What dream has Mr. Lorry awoken from in A Tale of Two Cities?

I assume from your question that you're referring to Mr. Lorry's dream in chapter 3, "The Night Shadows." As he rides in the mail-coach, Mr. Lorry "nodded in his place, with half-shut eyes." As Dickens describes,

Though the bank was almost always with him, and though the coach (in a confused way, like the presence of pain under an opiate) was always with him, there was another current of impression that never ceased to run, all through the night. He was on his way to dig some one out of a grave.

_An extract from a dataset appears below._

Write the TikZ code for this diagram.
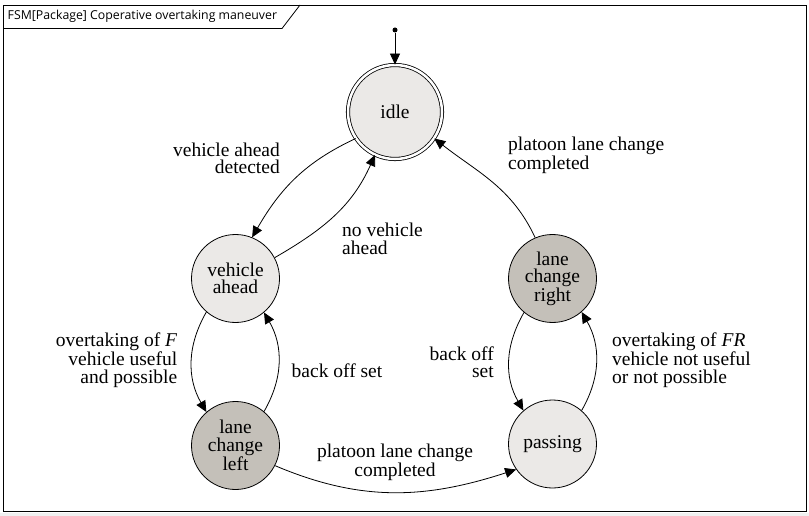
\documentclass[tikz,border=0pt]{standalone}
\usepackage{fontspec}
\setmainfont{Liberation Serif}
\newfontfamily\tabfont{Open Sans}
\usepackage{tikz}
\usetikzlibrary{arrows.meta}
\definecolor{statelight}{HTML}{EBE9E7}
\definecolor{statedark}{HTML}{C4C0B9}

\begin{document}
\begin{tikzpicture}[x=1pt, y=1pt,
            state/.style={circle, draw, line width=0.8pt, fill=statelight, minimum size=88pt, inner sep=0pt, align=center, font=\fontsize{19.5}{17.5}\selectfont},
            busy/.style={state, fill=statedark},
            trans/.style={line width=0.8pt, -{Triangle[length=11pt, width=10pt]}},
            lbl/.style={inner sep=0pt, font=\fontsize{19.5}{17.5}\selectfont}]
            \useasboundingbox (0,0) rectangle (809,-516);
            \fill[black!6] (0,-513) rectangle (809,-516);
            \draw[line width=0.8pt] (3,-5) rectangle (806,-511.5);
            \draw[line width=0.8pt] (3,-28.5) -- (282,-28.5) -- (300,-5);
            \node[anchor=west, inner sep=0pt, font=\tabfont\fontsize{12.3}{14}\selectfont] (title) at (7.5,-16.5) {FSM[Package] Coperative overtaking maneuver};

            \node[circle, fill, inner sep=0pt, minimum size=5pt] (start) at (395,-30) {};
            \node[state, minimum size=94pt, double, double distance=2.5pt] (idle) at (395,-112) {idle};
            \node[state] (va) at (235.5,-278.5) {vehicle\\ahead};
            \node[busy] (lcl) at (235.5,-445.5) {lane\\change\\left};
            \node[busy] (lcr) at (552.5,-278.5) {lane\\change\\right};
            \node[state] (pass) at (552.5,-444) {passing};

            \draw[trans] (start) -- (idle);
            \draw[trans] (idle.214) to[out=205, in=60] (va.68);
            \draw[trans] (va.28) to[out=30, in=246] (idle.245);
            \draw[trans] (va.229) to[out=240, in=120] (lcl.131);
            \draw[trans] (lcl.50) to[out=60, in=300] (va.310);
            \draw[trans] (lcl.333) to[out=-23, in=198] (pass.215);
            \draw[trans] (lcr.230) to[out=240, in=120] (pass.131);
            \draw[trans] (pass.49) to[out=60, in=300] (lcr.311);
            \draw[trans] (lcr.113) to[out=115, in=322] (idle.326);

            \node[lbl, anchor=east, align=right] (detected) at (280,-158.5) {vehicle ahead\\detected};
            \node[lbl, anchor=west, align=left] (novehicle) at (342,-239) {no vehicle\\ahead};
            \node[lbl, anchor=east, align=right] (useful) at (177.5,-360) {overtaking of \textit{F}\\vehicle useful\\and possible};
            \node[lbl, anchor=west] (backoffl) at (291.5,-371) {back off set};
            \node[lbl, align=center] (completedl) at (395,-462.5) {platoon lane change\\completed};
            \node[lbl, anchor=east, align=right] (backoffr) at (494,-362) {back off\\set};
            \node[lbl, anchor=west, align=left] (notuseful) at (612,-360) {overtaking of \textit{FR}\\vehicle not useful\\or not possible};
            \node[lbl, anchor=west, align=left] (completedr) at (508,-155) {platoon lane change\\completed};
\end{tikzpicture}
\end{document}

This "someone" never becomes clear to Mr. Lorry, though the faces in his vision are "the faces of a man of five-and-forty years" and look ghastly in their "worn and wasted state." Mr. Lorry repeatedly asks this person how long he has been buried for, to which the "spectre" replies, "Almost eighteen years." When Mr. Lorry tells the spectre that he has been "recalled to life" and asks, "I hope you care to live?" the ghost responds, "I can't say."
Next in the dream, Mr. Lorry asks, "Shall I show her to you? Will you come and see her?" and it is here that the dream varies: sometimes the spectre replies, "Wait! It would kill me if I saw her too soon"; other times he says "Take me to her"; or else he is confused, saying, "‘I don’t know her. I don’t understand."
After this conversation occurs, the Mr. Lorry in the dream digs the spectre out of his grave, at which point "he would suddenly fan away to dust" and Mr. Lorry would "start to himself, and lower the window, to get the reality of mist and rain on his cheek." The exchange about the spectre having been buried for eighteen years recurs several times, as well as the spectre's seeming ambivalence about coming back to life.
When Mr. Lorry finally truly awakes, it is dawn, and the "shadows of the night were gone." As the chapter closes, Mr. Lorry marvels at the horror of being buried alive for eighteen years.